S'il y a deux claviers, c'est pour qu'ils se différencient et dialoguent. Ils peuvent également se compléter. C'est la raison d'être de l'Accouplement II/I, qui lie le clavier de Positif à celui du Grand-Orgue, et des Tirasses POS/PED et GO/PED, qui font respectivement jouer les claviers de Positif et de Grand-Orgue sur le pédalier.

Les deux claviers peuvent, en outre, être soumis au Tremblant, ici dénommé Tremulant (cuiller de pied à droite). Celui-ci introduit une ondulation dans la distribution de l'air et agit comme un tremolo sur l'ensemble de l'instrument. Encore une façon d'évoquer la voix humaine, réservée au cantabile de mouvements lents.

La Pédale

Il s'agit non seulement d'un clavier particulier, mais aussi d'un orgue à part entière destiné à être joué avec les pieds. L'expression "jouer comme ses pieds" reflète peut-être l'opinion qu'ont certains pianistes du jeu des organistes… Toujours est-il que le pédalier est une des singularités les plus marquantes de l'orgue. Il actionne d'une part des jeux propres au sommier de Pédale, d'autre part ceux des claviers manuels au moyen des tirasses. Dans ce cas, il s'agit d'ajouer une note supplémentaire, voire deux, à celles des mains. Tandis qu'en tirant les registres spécifiques à la Pédale, il est possible à l'organiste d'apporter à son édifice un plan sonore particularisé dans le grave, et dans l'espace.

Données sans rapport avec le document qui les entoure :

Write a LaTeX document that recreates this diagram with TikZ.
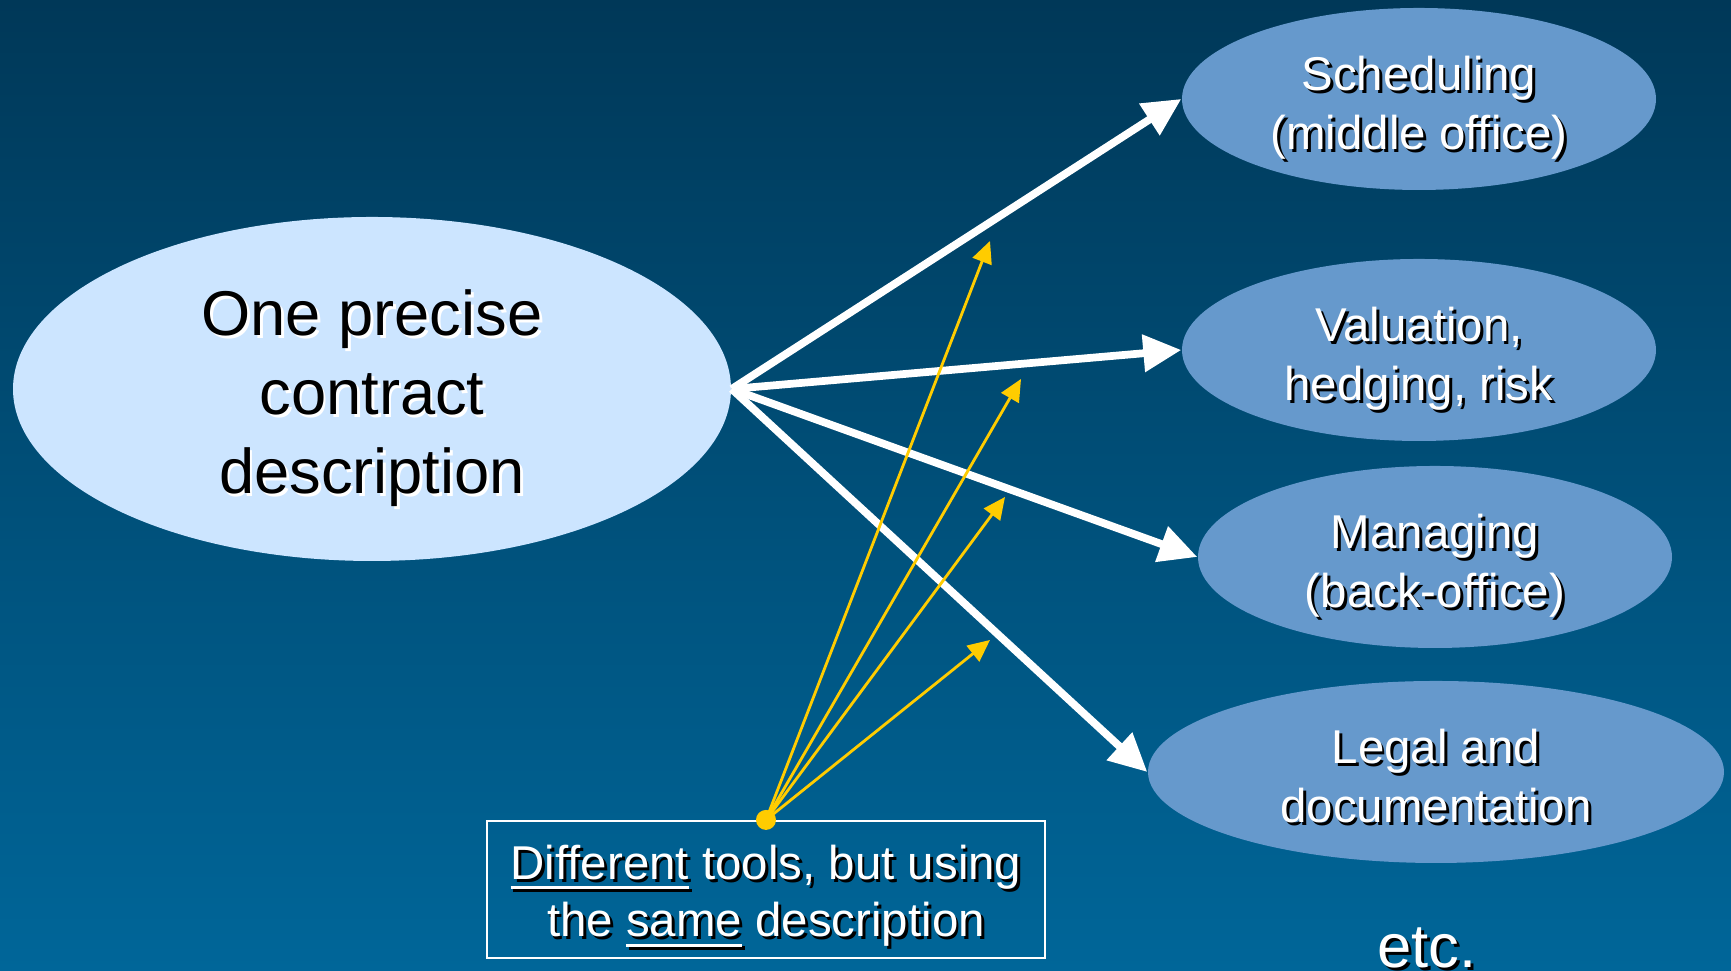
\documentclass[tikz,border=0pt]{standalone}
\usepackage{fontspec}
\setmainfont{Liberation Sans}
\usepackage{tikz}
\usetikzlibrary{shapes.geometric,arrows.meta}

\definecolor{bgtop}{RGB}{0,56,88}
\definecolor{bgbot}{RGB}{0,102,153}
\definecolor{palefill}{RGB}{204,229,255}
\definecolor{taskfill}{RGB}{102,153,204}
\definecolor{tooly}{RGB}{255,204,0}

% text with a small drop shadow
\newcommand\shd[2][black]{\leavevmode\rlap{\kern0.8pt\raisebox{-0.8pt}{\color{#1}#2}}#2}
% thicker underline
\newcommand\undl[1]{{\setbox0\hbox{#1}\rlap{\rule[-2.8pt]{\wd0}{0.9pt}}\box0}}

\begin{document}
\begin{tikzpicture}[
    contract/.style={ellipse, fill=palefill, inner sep=0pt,
      minimum width=7.18cm, minimum height=3.44cm, align=center,
      text height=59.4pt, text depth=0pt,
      font=\fontsize{18}{22.5}\selectfont},
    task/.style={ellipse, fill=taskfill, inner sep=0pt,
      minimum width=4.74cm, minimum height=1.82cm, align=center,
      text=white, text height=28.6pt, text depth=0pt,
      font=\fontsize{13.5}{16.6}\selectfont},
    flow/.style={white, line width=2.2pt, -{Triangle[length=3.8mm,width=3.6mm]}},
    tool/.style={tooly, line width=0.8pt, -{Triangle[length=2.2mm,width=2mm]}}
  ]
  \useasboundingbox (0,0) rectangle (17.31,9.71);
  \shade[top color=bgtop, bottom color=bgbot] (0,0) rectangle (17.31,9.71);

  % the one description
  \node[contract] (desc) at (3.72,5.82)
    {\shd[white]{One precise}\\ \shd[white]{contract}\\ \shd[white]{description}};

  % the tasks
  \node[task] (sched) at (14.19,8.72) {\shd{Scheduling}\\ \shd{(middle office)}};
  \node[task] (valu)  at (14.19,6.21) {\shd{Valuation,}\\ \shd{hedging, risk}};
  \node[task] (manag) at (14.35,4.14) {\shd{Managing}\\ \shd{(back-office)}};
  \node[task, minimum width=5.76cm] (legal) at (14.36,1.99)
    {\shd{Legal and}\\ \shd{documentation}};
  \node[text=white, anchor=base, font=\fontsize{17.5}{21}\selectfont] (etc) at (14.27,0.03) {\shd{etc.}};

  \draw[flow] (desc.east) -- (sched.west);
  \draw[flow] (desc.east) -- (valu.west);
  \draw[flow] (desc.east) -- (manag.west);
  \draw[flow] (desc.east) -- (legal.west);

  % tools box
  \node[draw=white, line width=0.6pt, minimum width=5.58cm, minimum height=1.37cm,
    text=white, align=center, text height=27pt, text depth=0pt,
    font=\fontsize{13.5}{16.3}\selectfont] (note) at (7.66,0.815)
    {\shd{\undl{Different} tools, but using}\\ \shd{the \undl{same} description}};
  \node[circle, fill=tooly, inner sep=0pt, minimum size=0.2cm] (dot) at (note.north) {};

  \coordinate (t1) at (9.90,7.30);
  \coordinate (t2) at (10.21,5.92);
  \coordinate (t3) at (10.05,4.74);
  \coordinate (t4) at (9.90,3.31);
  \foreach \t in {t1,t2,t3,t4}
    \draw[tool] (dot.center) -- (\t);
\end{tikzpicture}
\end{document}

La Pédale de l'orgue construit par Daniel Kern comprend des jeux de fond et des jeux d'anches.

Les jeux de fond, situés à droite de la console, sont du plus grave au plus aigu :

Subbass 16' (soubasse); c'est un Bourdon, qui permet de jouer une basse au 16' sans que ce jeux "charge" les autres voix.
Principal-Bass 8' (Principal de Pédale)
Flöte-Bass 4', destiné à faire ressortir un choral à la Pédale (en Taille), par exemple.

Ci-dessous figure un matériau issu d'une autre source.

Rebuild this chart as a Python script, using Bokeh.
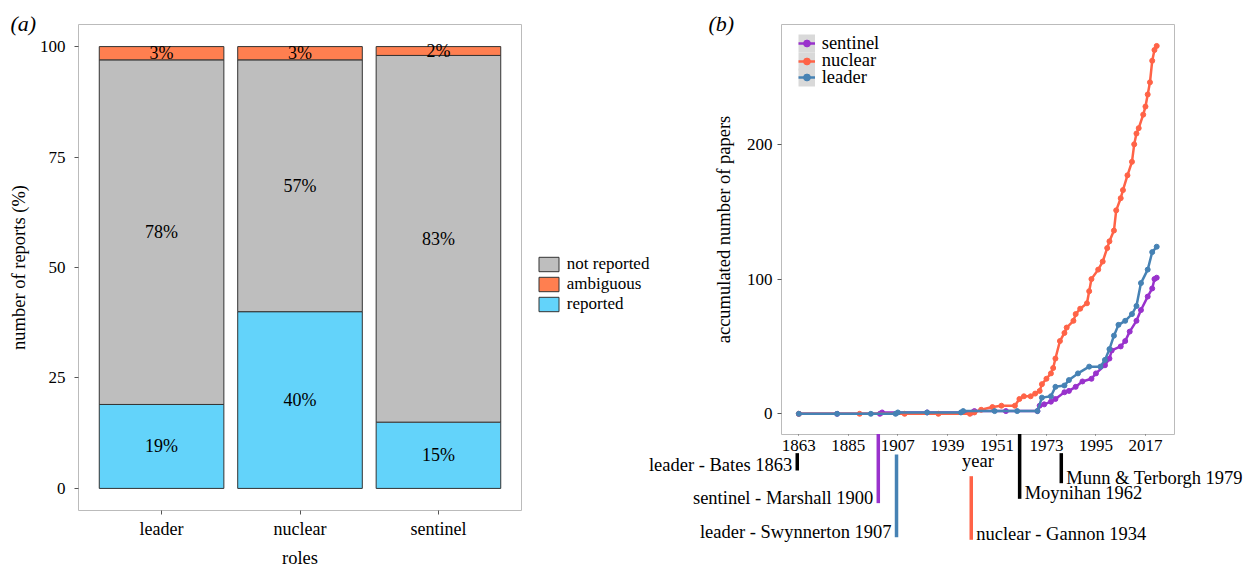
from bokeh.plotting import figure
from bokeh.models import Range1d, FixedTicker, Legend, LegendItem
from bokeh.layouts import row, column
from bokeh.embed import file_html
from bokeh.resources import INLINE
from bokeh.core.properties import value

NAN = float("nan")

# ---------------- data: panel (a) ----------------
roles = ["leader", "nuclear", "sentinel"]
reported = [19, 40, 15]
not_reported = [78, 57, 83]
ambiguous = [3, 3, 2]
y_ticks_a = [0, 25, 50, 75, 100]

# ---------------- data: panel (b) ----------------
sentinel_year = [1863, 1880, 1899, 1900, 1920, 1940, 1941, 1955, 1969, 1970, 1972, 1975, 1977,
                 1981, 1983, 1986, 1989, 1993, 1995, 1999, 2001, 2002, 2006, 2008, 2010, 2013,
                 2015, 2018, 2020, 2021, 2022]
sentinel_n = [0, 0, 0, 1, 1, 1, 2, 2, 2, 6, 7, 9, 11,
              16, 17, 20, 24, 26, 30, 36, 41, 47, 50, 54, 61, 69,
              77, 87, 93, 100, 101]

nuclear_year = [1863, 1890, 1910, 1925, 1939, 1941, 1944, 1949, 1953, 1959, 1961, 1963, 1966,
                1968, 1970, 1971, 1973, 1975, 1976, 1977, 1979, 1981, 1982, 1985, 1986, 1988,
                1991, 1992, 1993, 1996, 1998, 2000, 2001, 2003, 2004, 2006, 2007, 2009, 2011,
                2012, 2013, 2014, 2016, 2017, 2018, 2019, 2020, 2021, 2022]
nuclear_n = [0, 0, 0, 0, 0, 1, 3, 5, 6, 6, 11, 13, 13,
             15, 17, 22, 26, 30, 34, 41, 54, 60, 64, 69, 74, 78,
             82, 91, 100, 107, 113, 123, 128, 136, 151, 160, 166, 177, 187,
             200, 208, 212, 222, 228, 237, 246, 262, 270, 273]

leader_year = [1863, 1880, 1895, 1906, 1907, 1920, 1935, 1936, 1950, 1960, 1969, 1971, 1975,
               1977, 1981, 1983, 1987, 1992, 1997, 1999, 2001, 2003, 2005, 2008, 2011, 2013,
               2015, 2018, 2020, 2022]
leader_n = [0, 0, 0, 0, 1, 1, 1, 2, 2, 2, 2, 12, 13,
            20, 21, 25, 30, 35, 35, 40, 48, 58, 66, 69, 74, 80,
            97, 107, 120, 124]

x_tick_pos = [1863, 1885, 1907, 1929, 1951, 1973, 1995, 2017]
x_tick_labels = ["1863", "1885", "1907", "1939", "1951", "1973", "1995", "2017"]
y_ticks_b = [0, 100, 200]

event_labels = ["leader - Bates 1863", "sentinel - Marshall 1900", "leader - Swynnerton 1907",
                "nuclear - Gannon 1934", "Moynihan 1962", "Munn & Terborgh 1979"]
event_x = [1862.3, 1898.3, 1906.4, 1939.6, 1961.1, 1979.6]
event_top = [-29.2, -15.0, -30.2, -46.3, -15.0, -29.2]
event_bottom = [-42.1, -66.3, -91.6, -93.5, -63.1, -51.5]
event_side = ["right", "right", "right", "left", "left", "left"]

panel_tags = ["(a)", "(b)"]

# ---------------- styles ----------------
FONT = "Liberation Serif"
C_NR, C_AMB, C_REP = "#BEBEBE", "#FF7F50", "#63D3FA"
C_SEN, C_NUC, C_LEA = "#9932CC", "#FF6347", "#4682B4"
EVENT_COLORS = ["black", C_SEN, C_LEA, C_NUC, "black", "black"]
BORDER = "#BBBBBB"
TICK = "#555555"
BAR_LINE = "#333333"
W, H = 1252, 570


def style_axis(ax, label_size):
    ax.axis_line_color = None
    ax.major_tick_line_color = TICK
    ax.major_tick_in = 0
    ax.minor_tick_line_color = None
    ax.major_label_text_font = FONT
    ax.major_label_text_font_size = label_size
    ax.major_label_text_color = "black"
    ax.axis_label_text_font = FONT
    ax.axis_label_text_font_size = "18.5px"
    ax.axis_label_text_font_style = "normal"
    ax.axis_label_text_color = "black"


def no_align(p):
    if "frame_align" in p.properties():
        p.frame_align = False


# ================= panel (a) =================
F1_LEFT, F1_TOP, F1_W, F1_H = 78, 24, 443, 488
p1 = figure(width=690, height=H, output_backend="svg", toolbar_location=None,
            x_range=Range1d(0.4, 3.6), y_range=Range1d(-5, 105),
            min_border_left=F1_LEFT, min_border_right=690 - F1_LEFT - F1_W,
            min_border_top=F1_TOP, min_border_bottom=H - F1_TOP - F1_H)
no_align(p1)
p1.xgrid.visible = False
p1.ygrid.visible = False
p1.outline_line_color = BORDER
p1.outline_line_width = 1
p1.background_fill_color = "white"
p1.border_fill_color = "white"

xpos = [i + 1 for i in range(len(roles))]
nr_top = [r + n for r, n in zip(reported, not_reported)]
amb_top = [t + a for t, a in zip(nr_top, ambiguous)]
bar_kw = dict(width=0.9, line_color=BAR_LINE, line_width=1)
p1.vbar(x=xpos, bottom=0, top=reported, fill_color=C_REP, **bar_kw)
p1.vbar(x=xpos, bottom=reported, top=nr_top, fill_color=C_NR, **bar_kw)
p1.vbar(x=xpos, bottom=nr_top, top=amb_top, fill_color=C_AMB, **bar_kw)

lab_x, lab_y, lab_t = [], [], []
for i in range(len(roles)):
    for lo, hi, v in ((0, reported[i], reported[i]),
                      (reported[i], nr_top[i], not_reported[i]),
                      (nr_top[i], amb_top[i], ambiguous[i])):
        lab_x.append(xpos[i])
        lab_y.append((lo + hi) / 2)
        lab_t.append(f"{v}%")
p1.text(x=lab_x, y=lab_y, text=lab_t, text_font=value(FONT), text_font_size="18px",
        text_align="center", text_baseline="middle", text_color="black")

style_axis(p1.yaxis[0], "17px")
style_axis(p1.xaxis[0], "18px")
p1.yaxis.ticker = FixedTicker(ticks=y_ticks_a)
p1.yaxis.major_tick_out = 4
p1.yaxis.major_label_standoff = 9
p1.yaxis.axis_label = "number of reports (%)"
p1.yaxis.axis_label_standoff = 8
p1.xaxis.ticker = FixedTicker(ticks=xpos)
p1.xaxis.major_label_overrides = {x: r for x, r in zip(xpos, roles)}
p1.xaxis.major_tick_out = 4
p1.xaxis.major_label_standoff = 4
p1.xaxis.axis_label = "roles"
p1.xaxis.axis_label_standoff = 6

# ================= panel (b) =================
XS, XE = 1855.3, 2029.9
YS, YE = -15.36, 288.9
F2_LEFT, F2_TOP, F2_W, F2_H = 781, 24, 393, 410
p2 = figure(width=W - 690, height=H, output_backend="svg", toolbar_location=None,
            x_range=Range1d(XS, XE), y_range=Range1d(YS, YE),
            min_border_left=F2_LEFT - 690, min_border_right=W - F2_LEFT - F2_W,
            min_border_top=F2_TOP, min_border_bottom=H - F2_TOP - F2_H)
no_align(p2)
p2.xgrid.visible = False
p2.ygrid.visible = False
p2.outline_line_color = BORDER
p2.outline_line_width = 1
p2.background_fill_color = "white"
p2.border_fill_color = "white"

# legend-key background (no visible data)
gray_key = p2.line(x=[NAN, NAN], y=[NAN, NAN], line_width=18, line_color="#D9D9D9")
series = [("sentinel", sentinel_year, sentinel_n, C_SEN),
          ("nuclear", nuclear_year, nuclear_n, C_NUC),
          ("leader", leader_year, leader_n, C_LEA)]
rends = {}
for name, xs, ys, col in series:
    ln = p2.line(x=xs, y=ys, line_color=col, line_width=2.5)
    sc = p2.scatter(x=xs, y=ys, size=5, fill_color=col, line_color=col)
    rends[name] = (ln, sc)

row_centers = [43.3, 61.0, 77.3]
for (name, _, _, _), yc in zip(series, row_centers):
    ln, sc = rends[name]
    lg = Legend(items=[LegendItem(label=name, renderers=[gray_key, ln, sc])],
                location=(16.7, F2_TOP + F2_H - yc - 10.25), padding=0, spacing=0, margin=0,
                glyph_width=17, glyph_height=20, label_height=20, label_standoff=7,
                label_text_font=FONT, label_text_font_size="18.5px", label_text_color="black",
                border_line_color=None, background_fill_alpha=0)
    p2.add_layout(lg)

style_axis(p2.xaxis[0], "17px")
style_axis(p2.yaxis[0], "17px")
p2.xaxis.ticker = FixedTicker(ticks=x_tick_pos)
p2.xaxis.major_label_overrides = {x: t for x, t in zip(x_tick_pos, x_tick_labels)}
p2.xaxis.major_tick_out = 1
p2.xaxis.major_label_standoff = 4
p2.xaxis.axis_label = "year"
p2.xaxis.axis_label_standoff = -3
p2.yaxis.ticker = FixedTicker(ticks=y_ticks_b)
p2.yaxis.major_tick_out = 4
p2.yaxis.major_label_standoff = 5
p2.yaxis.axis_label = "accumulated number of papers"
p2.yaxis.axis_label_standoff = 10

# ============ transparent overlay: things drawn outside the two panels ============
px_per_year = F2_W / (XE - XS)
px_per_unit = F2_H / (YE - YS)
ox0 = XS - F2_LEFT / px_per_year
oy1 = YE + F2_TOP / px_per_unit
p3 = figure(width=W, height=H, output_backend="svg", toolbar_location=None,
            x_range=Range1d(ox0, ox0 + W / px_per_year),
            y_range=Range1d(oy1 - H / px_per_unit, oy1),
            x_axis_location=None, y_axis_location=None, min_border=0)
no_align(p3)
p3.grid.visible = False
p3.outline_line_color = None
p3.background_fill_alpha = 0
p3.border_fill_alpha = 0
p3.margin = (-H, 0, 0, 0)

p3.segment(x0=event_x, y0=event_top, x1=event_x, y1=event_bottom,
           line_color=EVENT_COLORS, line_width=3.5)
for side, off in (("right", -5), ("left", 5)):
    idx = [i for i, s in enumerate(event_side) if s == side]
    p3.text(x=[event_x[i] for i in idx], y=[event_bottom[i] for i in idx],
            text=[event_labels[i] for i in idx], text_font=value(FONT),
            text_font_size="18.5px", text_align=side, text_baseline="middle",
            x_offset=off, y_offset=-5.5, text_color="black")

tag_px = [10, 708]
p3.text(x=[ox0 + t / px_per_year for t in tag_px], y=[oy1 - 22.5 / px_per_unit] * 2,
        text=panel_tags, text_font=value(FONT), text_font_size="22px",
        text_font_style="italic", text_align="left", text_baseline="middle",
        text_color="black")

# legend of panel (a), placed to the right of that panel
key_kw = dict(x=[NAN], top=[NAN], width=1, line_color=BAR_LINE, line_width=1)
k_nr = p3.vbar(fill_color=C_NR, **key_kw)
k_amb = p3.vbar(fill_color=C_AMB, **key_kw)
k_rep = p3.vbar(fill_color=C_REP, **key_kw)
leg1 = Legend(items=[LegendItem(label="not reported", renderers=[k_nr]),
                     LegendItem(label="ambiguous", renderers=[k_amb]),
                     LegendItem(label="reported", renderers=[k_rep])],
              location=(535.8, H - 313.5), orientation="vertical", padding=0, spacing=0,
              margin=0, glyph_width=25, glyph_height=18, label_height=18, label_standoff=6,
              label_text_font=FONT, label_text_font_size="17px", label_text_color="black",
              border_line_color=None, background_fill_alpha=0)
p3.add_layout(leg1)

layout = column(row(p1, column(p2)), p3)
open("out.html", "w").write(file_html(layout, INLINE))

Les jeux d'anches, implantés à gauche de la console, reprennent la structure rencontrée au Grand-Orgue :

Posaune 16' (Trombone). Très puissant et chargé d'harmoniques, ce jeu donne une assise magnifique à l'ensemble des registres. Il peut également chanter une voix soliste puissante.
Trompete-Bass 8' (Tompette de Pédale), qui, elle aussi, peut tout autant jouer un rôle soliste qu'entrer dans une construction fournie.